Air of superiority: FAA fines drone biz $1.9mn after permitting its commercial flights
SkyPan, which is separately suing the FAA, accumulated at least 65 infractions from March 21, 2012 to December 15, 2014, according to the agency’s document listing the charges.
Until the SkyPan case, the FAA’s heaviest penalty against a drone operator had totaled $10,000 before a settlement whittled it down to $1,100. Drones, also called unmanned aerial vehicles or remote piloted vehicles, are increasingly being used both privately and commercially, but the FAA has no regulations explicitly dealing with them.

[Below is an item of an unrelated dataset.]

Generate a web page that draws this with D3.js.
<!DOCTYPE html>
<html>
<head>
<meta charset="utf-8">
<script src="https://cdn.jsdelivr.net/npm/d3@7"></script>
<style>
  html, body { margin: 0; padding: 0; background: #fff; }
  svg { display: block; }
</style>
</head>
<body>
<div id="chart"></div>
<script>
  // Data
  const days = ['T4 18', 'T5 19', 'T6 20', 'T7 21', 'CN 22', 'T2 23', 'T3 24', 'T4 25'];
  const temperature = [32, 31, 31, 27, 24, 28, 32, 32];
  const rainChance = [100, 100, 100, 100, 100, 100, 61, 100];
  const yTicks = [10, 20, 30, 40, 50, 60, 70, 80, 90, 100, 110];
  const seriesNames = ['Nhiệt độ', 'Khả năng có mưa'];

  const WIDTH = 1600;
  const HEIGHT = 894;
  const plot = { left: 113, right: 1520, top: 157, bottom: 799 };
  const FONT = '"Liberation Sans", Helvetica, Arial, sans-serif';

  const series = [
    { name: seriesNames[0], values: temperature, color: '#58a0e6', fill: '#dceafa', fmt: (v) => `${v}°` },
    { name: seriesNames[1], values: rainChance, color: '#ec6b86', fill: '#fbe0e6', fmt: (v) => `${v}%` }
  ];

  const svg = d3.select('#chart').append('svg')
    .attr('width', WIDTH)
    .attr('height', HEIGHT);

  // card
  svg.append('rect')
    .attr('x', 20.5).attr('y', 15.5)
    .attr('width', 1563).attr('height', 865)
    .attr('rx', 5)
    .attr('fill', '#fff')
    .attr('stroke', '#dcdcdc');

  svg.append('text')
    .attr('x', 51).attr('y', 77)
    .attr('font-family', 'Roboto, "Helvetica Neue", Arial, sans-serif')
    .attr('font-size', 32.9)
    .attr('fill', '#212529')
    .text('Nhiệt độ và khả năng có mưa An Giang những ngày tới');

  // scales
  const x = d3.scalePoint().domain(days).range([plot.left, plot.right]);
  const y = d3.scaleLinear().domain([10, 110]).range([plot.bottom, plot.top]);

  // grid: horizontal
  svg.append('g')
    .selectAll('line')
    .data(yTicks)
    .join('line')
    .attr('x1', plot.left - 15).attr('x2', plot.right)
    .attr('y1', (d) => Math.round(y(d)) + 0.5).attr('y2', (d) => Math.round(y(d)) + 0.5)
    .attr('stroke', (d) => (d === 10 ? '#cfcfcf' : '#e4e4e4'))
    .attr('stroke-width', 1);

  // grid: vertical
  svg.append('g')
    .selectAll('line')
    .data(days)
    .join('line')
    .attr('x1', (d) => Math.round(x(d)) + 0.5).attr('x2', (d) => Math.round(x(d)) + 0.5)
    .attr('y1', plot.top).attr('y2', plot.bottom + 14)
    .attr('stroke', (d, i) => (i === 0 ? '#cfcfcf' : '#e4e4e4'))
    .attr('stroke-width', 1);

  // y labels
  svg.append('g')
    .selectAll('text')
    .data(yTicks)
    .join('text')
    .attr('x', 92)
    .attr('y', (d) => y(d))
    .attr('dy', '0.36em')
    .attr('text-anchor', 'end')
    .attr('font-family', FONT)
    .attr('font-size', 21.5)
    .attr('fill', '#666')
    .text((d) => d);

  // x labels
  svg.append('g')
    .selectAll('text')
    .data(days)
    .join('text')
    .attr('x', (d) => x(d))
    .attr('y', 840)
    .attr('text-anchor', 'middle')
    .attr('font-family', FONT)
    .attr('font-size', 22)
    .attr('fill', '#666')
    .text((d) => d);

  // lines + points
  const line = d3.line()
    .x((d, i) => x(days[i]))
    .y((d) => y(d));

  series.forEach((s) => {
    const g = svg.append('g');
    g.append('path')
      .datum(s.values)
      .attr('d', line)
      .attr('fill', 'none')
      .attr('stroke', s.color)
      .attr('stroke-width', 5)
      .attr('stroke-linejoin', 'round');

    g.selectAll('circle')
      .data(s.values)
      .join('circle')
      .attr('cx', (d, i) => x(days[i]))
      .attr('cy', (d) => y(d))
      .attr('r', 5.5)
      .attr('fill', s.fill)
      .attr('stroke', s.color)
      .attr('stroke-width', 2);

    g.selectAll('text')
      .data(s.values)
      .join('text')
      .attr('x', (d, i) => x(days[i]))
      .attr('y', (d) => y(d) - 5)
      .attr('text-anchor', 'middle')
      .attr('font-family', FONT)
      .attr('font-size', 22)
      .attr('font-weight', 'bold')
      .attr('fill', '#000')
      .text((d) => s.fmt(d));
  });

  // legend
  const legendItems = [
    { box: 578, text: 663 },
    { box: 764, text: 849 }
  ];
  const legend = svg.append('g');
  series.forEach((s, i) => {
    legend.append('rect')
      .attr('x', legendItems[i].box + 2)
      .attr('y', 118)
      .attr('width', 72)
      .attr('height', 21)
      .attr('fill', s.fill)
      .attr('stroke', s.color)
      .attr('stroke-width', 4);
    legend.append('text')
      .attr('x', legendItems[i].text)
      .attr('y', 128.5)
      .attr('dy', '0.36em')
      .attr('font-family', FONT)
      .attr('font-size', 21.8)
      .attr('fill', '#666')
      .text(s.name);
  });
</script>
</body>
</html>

The FAA’s inaction is the central basis for SkyPan’s lawsuit against them. In 2012, Congress instructed the FAA to write drone-specific regulations by September 30, 2015 through the FAA Modernization Act. Instead, the FAA let its due date expire and construed the law’s language to mean that all commercial drone flights were consequently illegal. SkyPan is suing over what it considers to be a spurious claim.
The most ironic part of the FAA-SkyPan saga is that the agency gave express permission to SkyPan to fly its drones commercially just this year. Why the FAA exempted SkyPan is a mystery, because the company began the application process on December 22, 2014, one week after the last infraction the FAA documented in its charges for a $1.9 million fine.
SkyPan is yet to comment on the FAA’s charging document, though there is not much to comment on. The document lacks any evidence of the drone flights, but does list them.
“I don’t know if it’s based on videos [posted online],” an FAA spokesperson told Vice, “and I don’t think it’s spelled out in the document.”